The attacker queries the oracle \(\textsf {PCO}\) with (\(\textsf {ct}=(\frac{q}{16},\mathbf{v} ^3), m)\) to determine that \(\mathbf{s} _0 + \mathbf{s} _{l_v} = -2\), and queries the oracle \(\textsf {PCO}\) with (\(\textsf {ct}=(\frac{2q}{17},\mathbf{v} ^4), m)\) to further determine that \(\mathbf{s} _0 + \mathbf{s} _{l_v} = -1\).
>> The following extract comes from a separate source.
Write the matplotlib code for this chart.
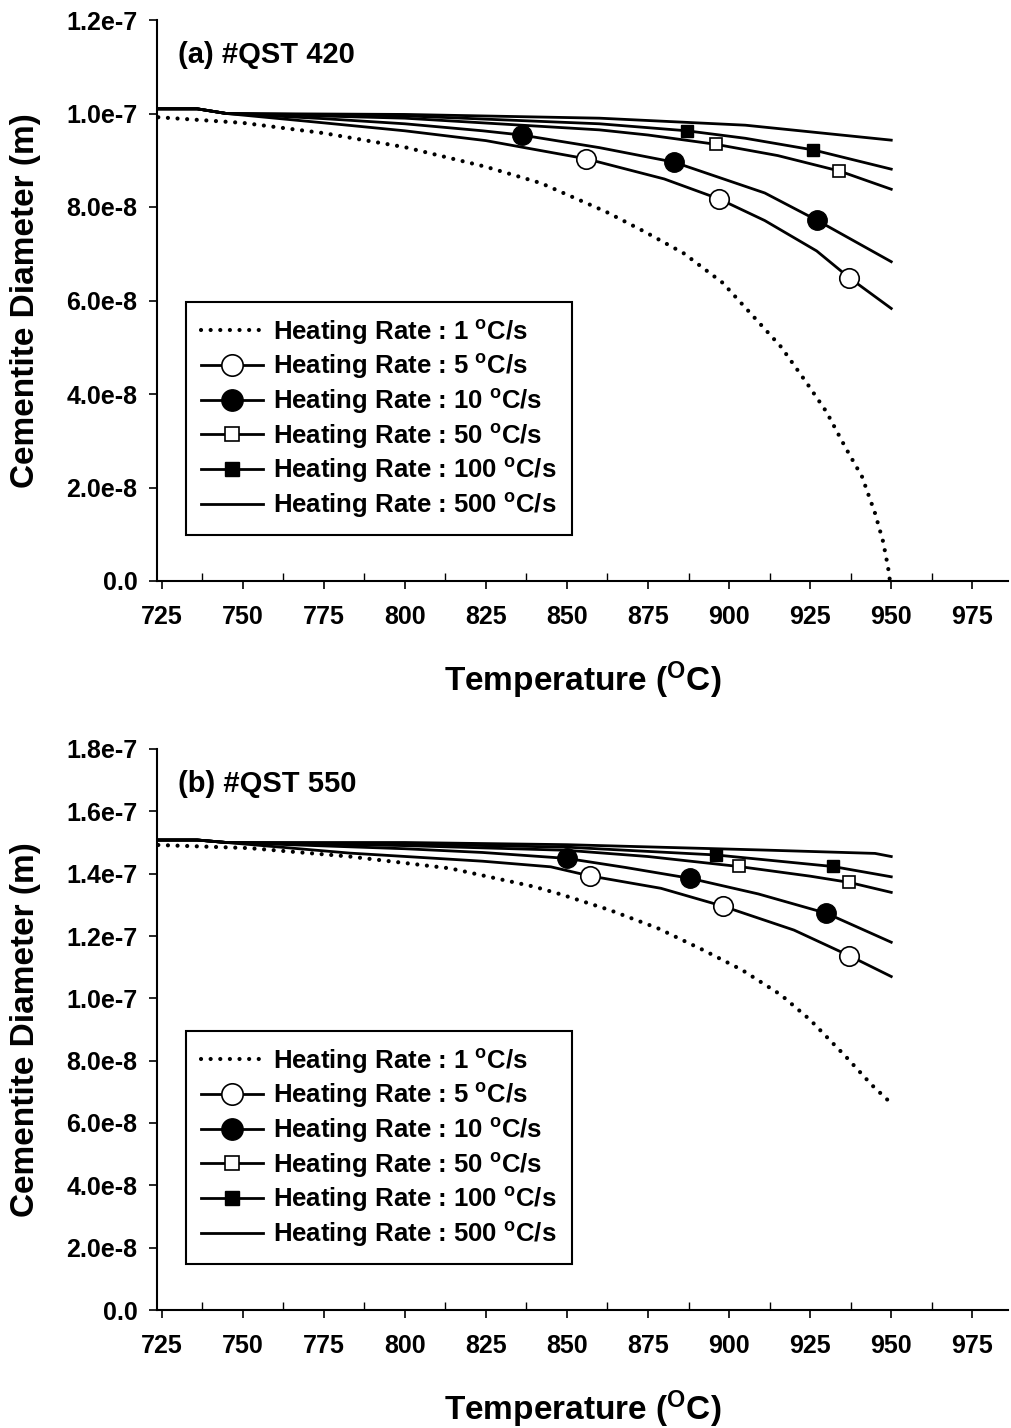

When he queries the oracle \(\textsf {PCO}\) with (\(\textsf {ct}=(\frac{q}{34},\mathbf{v} ^5), m)\), he can further determine that \(\mathbf{s} _0 + \mathbf{s} _{l_v} = 2\). When he queries the oracle \(\textsf {PCO}\) with (\(\textsf {ct}=(\frac{2q}{17},\mathbf{v} ^6), m)\), he can further determine that \(\mathbf{s} _0 + \mathbf{s} _{l_v} = 1\). When querying the oracle \(\textsf {PCO}\) with (\(\textsf {ct}=(\frac{q}{16},\mathbf{v} ^7), m)\), he can determine if \(\mathbf{s} _0 - \mathbf{s} _{l_v} = 1\) or \(-1\), and if \(\mathbf{s} _0 - \mathbf{s} _{l_v} = 2\) or \(-2 (0)\). When querying the oracle \(\textsf {PCO}\) with (\(\textsf {ct}=(\frac{q}{16},\mathbf{v} ^8), m)\), he can determine if \(\mathbf{s} _0 - \mathbf{s} _{l_v} = -2\) or 0.